== Exercise directions ==
Look through the listing below for the line containing "Generate a Python". Copy it and each line after it up to and including the line containing "im.set_clip_path(b)", exactly, leaving out pictures.

┄┄┄┄┄┄┄┄┄┄┄┄┄┄┄┄┄┄┄┄

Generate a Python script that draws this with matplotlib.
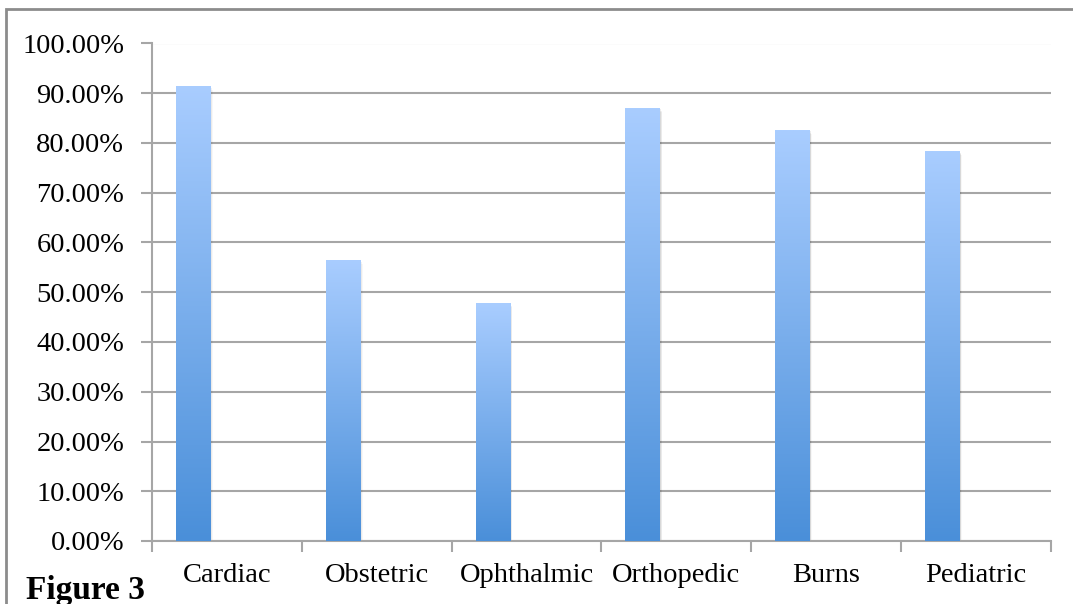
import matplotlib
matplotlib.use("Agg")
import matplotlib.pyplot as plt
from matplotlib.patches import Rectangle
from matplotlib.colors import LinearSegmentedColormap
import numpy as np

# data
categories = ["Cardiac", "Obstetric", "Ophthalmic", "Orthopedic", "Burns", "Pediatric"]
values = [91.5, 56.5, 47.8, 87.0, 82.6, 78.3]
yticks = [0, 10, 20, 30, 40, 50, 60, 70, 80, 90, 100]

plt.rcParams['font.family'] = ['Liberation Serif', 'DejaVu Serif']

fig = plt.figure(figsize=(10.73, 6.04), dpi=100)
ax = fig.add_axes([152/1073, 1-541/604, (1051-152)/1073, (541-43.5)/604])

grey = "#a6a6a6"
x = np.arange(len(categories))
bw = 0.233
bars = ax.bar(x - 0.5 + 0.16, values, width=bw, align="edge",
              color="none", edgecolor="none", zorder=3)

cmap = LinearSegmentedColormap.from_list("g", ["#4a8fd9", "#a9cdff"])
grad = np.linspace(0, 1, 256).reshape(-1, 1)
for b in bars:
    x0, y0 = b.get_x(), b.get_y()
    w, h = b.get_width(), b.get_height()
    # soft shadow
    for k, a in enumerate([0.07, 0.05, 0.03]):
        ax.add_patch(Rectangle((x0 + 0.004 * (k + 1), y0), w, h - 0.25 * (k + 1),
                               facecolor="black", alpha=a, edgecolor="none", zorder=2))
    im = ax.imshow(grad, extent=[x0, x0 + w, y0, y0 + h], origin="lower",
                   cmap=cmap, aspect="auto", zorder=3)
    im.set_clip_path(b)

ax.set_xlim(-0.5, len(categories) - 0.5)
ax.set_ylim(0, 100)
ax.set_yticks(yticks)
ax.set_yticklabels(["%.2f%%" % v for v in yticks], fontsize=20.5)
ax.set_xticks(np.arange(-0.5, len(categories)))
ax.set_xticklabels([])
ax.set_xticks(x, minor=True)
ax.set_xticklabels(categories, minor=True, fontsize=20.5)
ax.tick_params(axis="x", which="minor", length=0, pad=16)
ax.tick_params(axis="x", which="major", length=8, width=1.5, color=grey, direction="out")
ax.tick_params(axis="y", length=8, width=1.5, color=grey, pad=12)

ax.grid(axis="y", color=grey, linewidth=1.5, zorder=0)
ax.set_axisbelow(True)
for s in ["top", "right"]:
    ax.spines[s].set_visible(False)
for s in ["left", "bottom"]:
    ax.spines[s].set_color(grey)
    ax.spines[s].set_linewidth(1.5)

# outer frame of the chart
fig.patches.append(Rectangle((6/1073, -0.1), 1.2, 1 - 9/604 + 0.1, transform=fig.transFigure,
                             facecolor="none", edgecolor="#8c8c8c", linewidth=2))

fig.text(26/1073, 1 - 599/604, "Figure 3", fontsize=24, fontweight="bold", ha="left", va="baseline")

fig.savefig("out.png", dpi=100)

┄┄┄┄┄┄┄┄┄┄┄┄┄┄┄┄┄┄┄┄

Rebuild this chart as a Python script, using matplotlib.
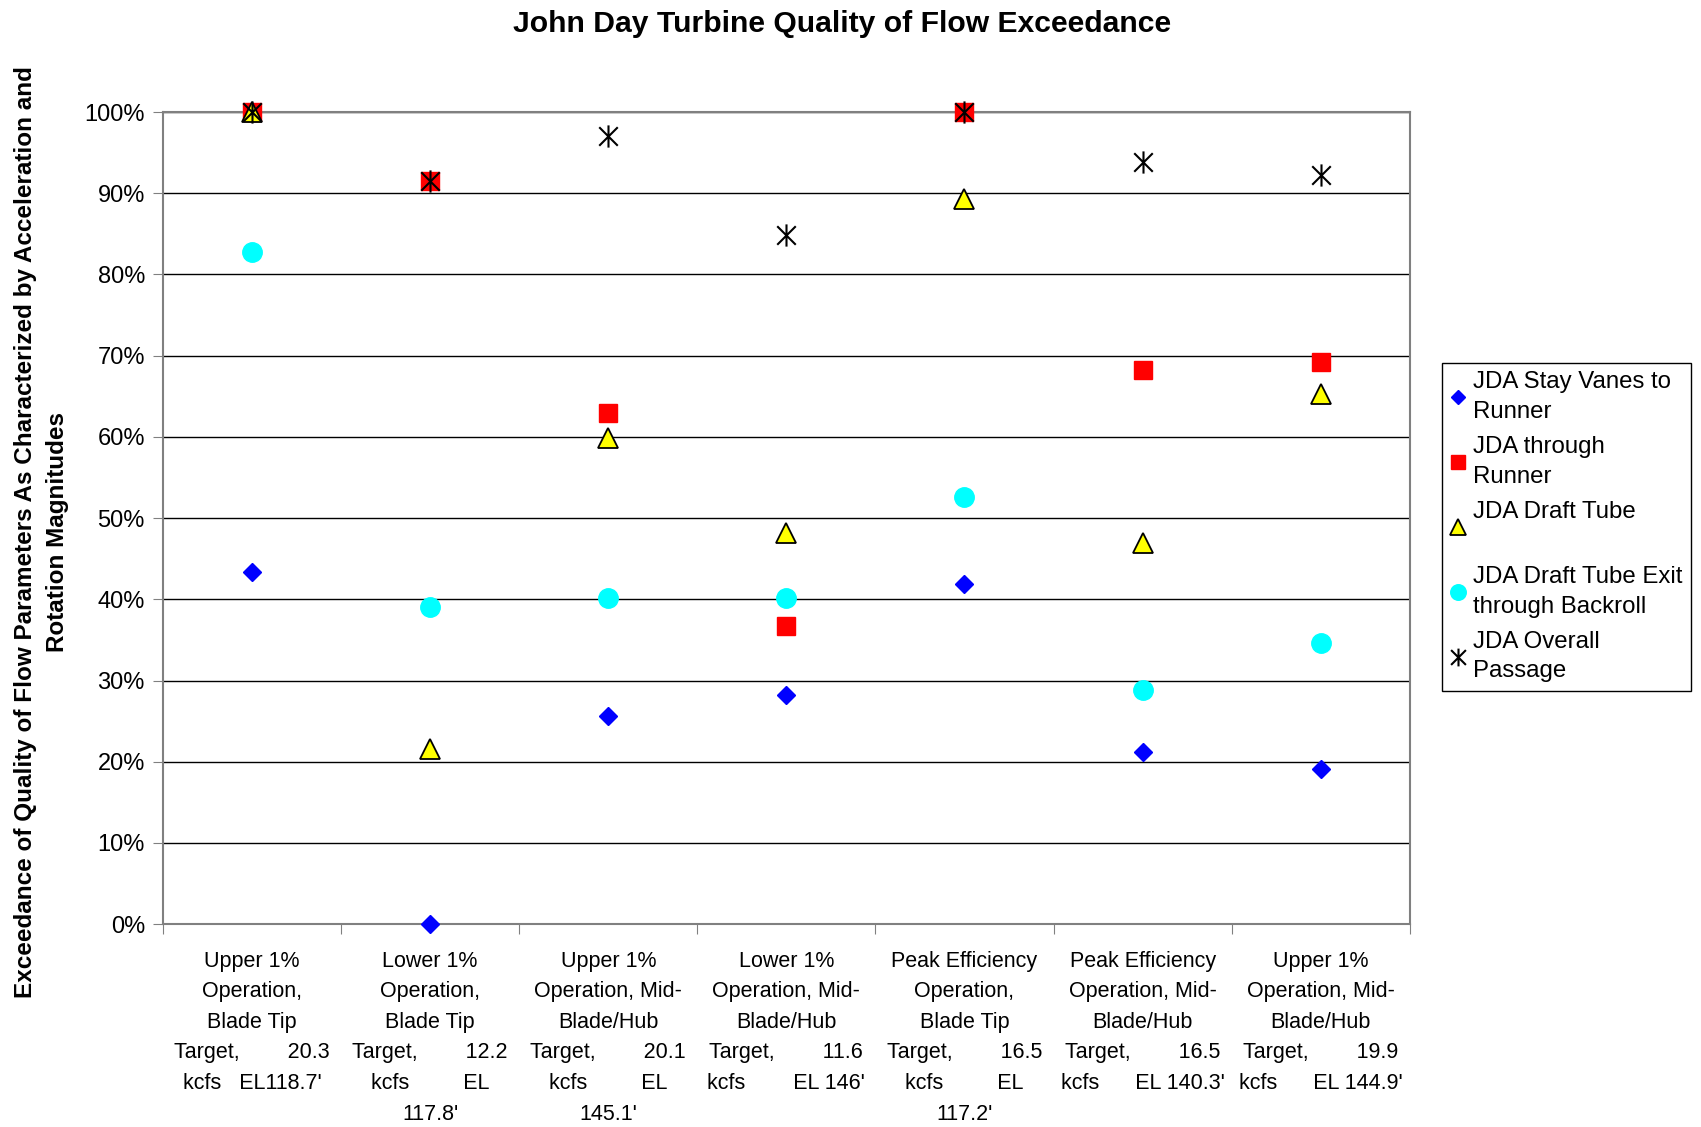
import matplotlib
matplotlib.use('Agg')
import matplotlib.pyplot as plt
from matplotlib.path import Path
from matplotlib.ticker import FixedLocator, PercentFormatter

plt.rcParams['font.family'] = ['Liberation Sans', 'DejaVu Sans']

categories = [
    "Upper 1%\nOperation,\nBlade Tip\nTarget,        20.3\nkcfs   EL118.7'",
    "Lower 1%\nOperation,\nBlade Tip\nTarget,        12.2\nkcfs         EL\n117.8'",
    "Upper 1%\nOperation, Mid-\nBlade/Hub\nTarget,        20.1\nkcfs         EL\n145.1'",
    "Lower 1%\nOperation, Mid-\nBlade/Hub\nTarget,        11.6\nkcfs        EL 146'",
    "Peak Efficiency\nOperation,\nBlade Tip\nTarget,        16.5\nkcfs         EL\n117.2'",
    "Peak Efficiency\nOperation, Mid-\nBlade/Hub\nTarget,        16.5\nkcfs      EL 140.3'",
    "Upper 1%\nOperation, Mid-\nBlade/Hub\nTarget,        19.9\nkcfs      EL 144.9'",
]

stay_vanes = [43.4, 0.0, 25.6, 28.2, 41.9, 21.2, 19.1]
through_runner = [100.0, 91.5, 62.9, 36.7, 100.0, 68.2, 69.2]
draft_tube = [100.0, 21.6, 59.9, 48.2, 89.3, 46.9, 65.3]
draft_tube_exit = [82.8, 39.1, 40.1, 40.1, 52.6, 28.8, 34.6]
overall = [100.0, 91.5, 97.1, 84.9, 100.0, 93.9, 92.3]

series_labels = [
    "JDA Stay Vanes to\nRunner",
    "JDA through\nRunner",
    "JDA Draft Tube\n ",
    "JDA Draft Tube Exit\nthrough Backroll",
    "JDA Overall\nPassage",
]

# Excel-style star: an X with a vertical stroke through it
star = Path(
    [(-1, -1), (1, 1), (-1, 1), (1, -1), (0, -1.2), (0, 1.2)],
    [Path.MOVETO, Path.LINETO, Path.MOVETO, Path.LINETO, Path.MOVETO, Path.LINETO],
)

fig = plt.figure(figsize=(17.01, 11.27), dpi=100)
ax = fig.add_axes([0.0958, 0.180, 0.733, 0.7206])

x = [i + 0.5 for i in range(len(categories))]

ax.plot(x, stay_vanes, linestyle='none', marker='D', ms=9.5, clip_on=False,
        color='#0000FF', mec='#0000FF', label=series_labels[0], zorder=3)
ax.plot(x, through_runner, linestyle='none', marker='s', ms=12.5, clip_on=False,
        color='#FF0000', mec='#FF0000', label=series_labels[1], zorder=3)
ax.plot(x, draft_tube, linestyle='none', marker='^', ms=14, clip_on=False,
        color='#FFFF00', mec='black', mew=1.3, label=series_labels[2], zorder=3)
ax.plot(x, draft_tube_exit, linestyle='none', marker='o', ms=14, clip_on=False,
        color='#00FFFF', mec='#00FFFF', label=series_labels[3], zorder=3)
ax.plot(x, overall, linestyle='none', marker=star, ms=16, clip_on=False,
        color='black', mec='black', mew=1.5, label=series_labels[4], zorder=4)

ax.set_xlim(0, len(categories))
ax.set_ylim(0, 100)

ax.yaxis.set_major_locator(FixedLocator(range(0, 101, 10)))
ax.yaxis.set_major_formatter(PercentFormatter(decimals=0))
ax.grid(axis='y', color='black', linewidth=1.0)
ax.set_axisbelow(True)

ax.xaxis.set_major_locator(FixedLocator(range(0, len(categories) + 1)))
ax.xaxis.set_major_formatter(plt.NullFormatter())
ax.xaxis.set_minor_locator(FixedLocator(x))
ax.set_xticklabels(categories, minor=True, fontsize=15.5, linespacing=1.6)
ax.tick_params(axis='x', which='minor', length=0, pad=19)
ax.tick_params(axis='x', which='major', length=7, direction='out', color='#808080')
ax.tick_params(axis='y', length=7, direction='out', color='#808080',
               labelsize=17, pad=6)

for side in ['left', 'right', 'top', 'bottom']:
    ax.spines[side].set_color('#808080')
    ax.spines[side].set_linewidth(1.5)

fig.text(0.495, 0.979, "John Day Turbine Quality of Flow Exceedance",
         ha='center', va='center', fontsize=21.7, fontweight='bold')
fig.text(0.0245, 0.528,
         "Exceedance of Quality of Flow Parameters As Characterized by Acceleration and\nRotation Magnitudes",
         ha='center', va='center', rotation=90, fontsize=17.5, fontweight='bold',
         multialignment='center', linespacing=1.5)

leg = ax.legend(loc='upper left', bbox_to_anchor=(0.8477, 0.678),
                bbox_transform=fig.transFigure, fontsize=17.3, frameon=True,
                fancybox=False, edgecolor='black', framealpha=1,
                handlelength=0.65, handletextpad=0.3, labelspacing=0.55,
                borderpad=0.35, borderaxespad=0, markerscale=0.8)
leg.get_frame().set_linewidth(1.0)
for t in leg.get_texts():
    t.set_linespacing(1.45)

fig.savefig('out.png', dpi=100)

┄┄┄┄┄┄┄┄┄┄┄┄┄┄┄┄┄┄┄┄

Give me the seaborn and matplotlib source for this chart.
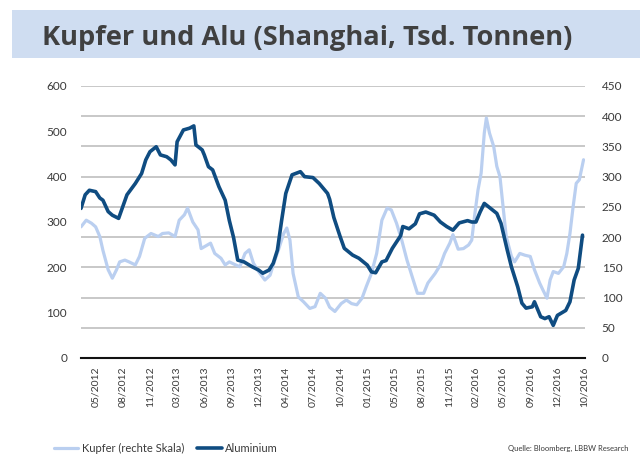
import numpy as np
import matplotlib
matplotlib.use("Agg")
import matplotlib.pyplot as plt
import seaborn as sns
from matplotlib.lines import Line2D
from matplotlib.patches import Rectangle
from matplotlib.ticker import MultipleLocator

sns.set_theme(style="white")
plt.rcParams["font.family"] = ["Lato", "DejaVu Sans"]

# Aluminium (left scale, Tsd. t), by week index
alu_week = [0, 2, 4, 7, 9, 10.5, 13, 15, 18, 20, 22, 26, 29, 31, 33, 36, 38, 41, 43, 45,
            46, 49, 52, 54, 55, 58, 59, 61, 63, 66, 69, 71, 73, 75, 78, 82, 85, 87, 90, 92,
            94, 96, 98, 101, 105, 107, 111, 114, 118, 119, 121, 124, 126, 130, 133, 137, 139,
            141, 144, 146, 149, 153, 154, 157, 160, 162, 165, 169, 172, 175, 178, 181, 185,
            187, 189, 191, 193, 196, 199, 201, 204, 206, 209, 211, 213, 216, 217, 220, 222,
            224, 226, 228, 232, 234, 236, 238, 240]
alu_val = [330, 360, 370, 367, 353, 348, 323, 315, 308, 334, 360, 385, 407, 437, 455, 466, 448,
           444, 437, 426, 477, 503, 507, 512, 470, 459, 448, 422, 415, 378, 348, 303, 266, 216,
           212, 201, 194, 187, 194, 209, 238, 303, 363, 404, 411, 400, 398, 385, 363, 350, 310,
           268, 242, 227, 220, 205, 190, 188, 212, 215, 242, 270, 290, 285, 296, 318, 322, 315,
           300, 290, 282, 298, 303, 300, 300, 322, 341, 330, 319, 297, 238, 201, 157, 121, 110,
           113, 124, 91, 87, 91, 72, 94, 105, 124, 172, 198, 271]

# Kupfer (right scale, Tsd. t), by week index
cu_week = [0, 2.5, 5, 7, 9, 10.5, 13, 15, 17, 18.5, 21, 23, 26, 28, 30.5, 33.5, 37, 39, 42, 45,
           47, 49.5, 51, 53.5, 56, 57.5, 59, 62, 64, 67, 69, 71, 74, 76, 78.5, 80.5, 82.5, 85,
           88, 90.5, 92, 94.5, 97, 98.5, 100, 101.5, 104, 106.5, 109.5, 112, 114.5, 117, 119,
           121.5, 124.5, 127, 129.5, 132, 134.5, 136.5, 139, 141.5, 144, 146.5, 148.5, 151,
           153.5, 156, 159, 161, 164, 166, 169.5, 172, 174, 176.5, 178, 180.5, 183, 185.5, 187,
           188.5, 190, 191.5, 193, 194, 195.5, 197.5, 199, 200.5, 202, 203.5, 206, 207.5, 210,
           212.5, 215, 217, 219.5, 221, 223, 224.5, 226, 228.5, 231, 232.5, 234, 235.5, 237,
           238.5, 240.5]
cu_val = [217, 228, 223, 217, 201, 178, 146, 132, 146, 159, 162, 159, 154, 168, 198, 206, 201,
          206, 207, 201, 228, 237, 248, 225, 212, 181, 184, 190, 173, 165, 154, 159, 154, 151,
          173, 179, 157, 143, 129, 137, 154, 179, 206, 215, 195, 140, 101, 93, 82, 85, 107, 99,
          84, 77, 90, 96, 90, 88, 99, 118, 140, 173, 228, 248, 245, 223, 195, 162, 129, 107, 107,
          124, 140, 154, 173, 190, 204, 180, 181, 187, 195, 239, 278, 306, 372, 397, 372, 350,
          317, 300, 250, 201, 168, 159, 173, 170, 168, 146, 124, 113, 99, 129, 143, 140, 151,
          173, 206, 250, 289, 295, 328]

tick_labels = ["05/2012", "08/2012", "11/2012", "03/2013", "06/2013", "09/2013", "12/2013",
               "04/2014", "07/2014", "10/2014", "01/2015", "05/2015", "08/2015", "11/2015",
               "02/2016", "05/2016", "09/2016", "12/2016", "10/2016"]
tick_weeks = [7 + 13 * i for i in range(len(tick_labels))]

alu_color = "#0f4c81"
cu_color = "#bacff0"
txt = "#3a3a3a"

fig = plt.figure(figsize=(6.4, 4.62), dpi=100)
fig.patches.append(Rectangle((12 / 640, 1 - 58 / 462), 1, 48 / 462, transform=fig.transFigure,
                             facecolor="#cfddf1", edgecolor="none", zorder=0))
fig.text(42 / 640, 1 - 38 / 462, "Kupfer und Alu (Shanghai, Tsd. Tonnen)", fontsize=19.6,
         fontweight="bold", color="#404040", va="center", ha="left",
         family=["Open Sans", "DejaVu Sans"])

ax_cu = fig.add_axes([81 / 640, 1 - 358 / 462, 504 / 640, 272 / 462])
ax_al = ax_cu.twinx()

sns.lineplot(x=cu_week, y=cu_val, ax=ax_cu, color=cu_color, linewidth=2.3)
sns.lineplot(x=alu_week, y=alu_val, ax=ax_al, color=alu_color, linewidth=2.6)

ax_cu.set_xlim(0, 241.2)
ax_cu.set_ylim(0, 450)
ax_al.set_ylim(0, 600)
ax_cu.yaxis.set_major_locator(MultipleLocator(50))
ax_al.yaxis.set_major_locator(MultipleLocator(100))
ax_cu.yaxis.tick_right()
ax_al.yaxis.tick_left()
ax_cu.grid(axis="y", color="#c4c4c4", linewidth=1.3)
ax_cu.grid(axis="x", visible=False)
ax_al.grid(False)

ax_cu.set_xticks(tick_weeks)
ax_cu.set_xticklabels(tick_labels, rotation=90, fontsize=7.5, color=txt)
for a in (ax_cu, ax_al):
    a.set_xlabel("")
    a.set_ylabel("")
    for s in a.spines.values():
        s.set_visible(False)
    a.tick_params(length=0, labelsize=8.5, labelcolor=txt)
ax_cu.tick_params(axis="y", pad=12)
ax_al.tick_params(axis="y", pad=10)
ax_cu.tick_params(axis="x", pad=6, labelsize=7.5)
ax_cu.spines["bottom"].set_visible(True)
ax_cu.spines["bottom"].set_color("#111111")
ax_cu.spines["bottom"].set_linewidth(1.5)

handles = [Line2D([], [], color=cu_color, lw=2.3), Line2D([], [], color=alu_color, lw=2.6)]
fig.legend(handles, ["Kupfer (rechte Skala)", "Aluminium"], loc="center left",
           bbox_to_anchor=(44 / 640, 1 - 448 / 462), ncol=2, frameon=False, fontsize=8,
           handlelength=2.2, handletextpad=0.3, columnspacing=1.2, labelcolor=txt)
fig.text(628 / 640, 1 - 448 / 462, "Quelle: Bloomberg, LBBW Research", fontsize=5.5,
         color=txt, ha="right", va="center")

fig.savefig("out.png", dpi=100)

┄┄┄┄┄┄┄┄┄┄┄┄┄┄┄┄┄┄┄┄

== Written answer ==
Generate a Python script that draws this with matplotlib.
import matplotlib
matplotlib.use("Agg")
import matplotlib.pyplot as plt
from matplotlib.patches import Rectangle
from matplotlib.colors import LinearSegmentedColormap
import numpy as np

# data
categories = ["Cardiac", "Obstetric", "Ophthalmic", "Orthopedic", "Burns", "Pediatric"]
values = [91.5, 56.5, 47.8, 87.0, 82.6, 78.3]
yticks = [0, 10, 20, 30, 40, 50, 60, 70, 80, 90, 100]

plt.rcParams['font.family'] = ['Liberation Serif', 'DejaVu Serif']

fig = plt.figure(figsize=(10.73, 6.04), dpi=100)
ax = fig.add_axes([152/1073, 1-541/604, (1051-152)/1073, (541-43.5)/604])

grey = "#a6a6a6"
x = np.arange(len(categories))
bw = 0.233
bars = ax.bar(x - 0.5 + 0.16, values, width=bw, align="edge",
              color="none", edgecolor="none", zorder=3)

cmap = LinearSegmentedColormap.from_list("g", ["#4a8fd9", "#a9cdff"])
grad = np.linspace(0, 1, 256).reshape(-1, 1)
for b in bars:
    x0, y0 = b.get_x(), b.get_y()
    w, h = b.get_width(), b.get_height()
    # soft shadow
    for k, a in enumerate([0.07, 0.05, 0.03]):
        ax.add_patch(Rectangle((x0 + 0.004 * (k + 1), y0), w, h - 0.25 * (k + 1),
                               facecolor="black", alpha=a, edgecolor="none", zorder=2))
    im = ax.imshow(grad, extent=[x0, x0 + w, y0, y0 + h], origin="lower",
                   cmap=cmap, aspect="auto", zorder=3)
    im.set_clip_path(b)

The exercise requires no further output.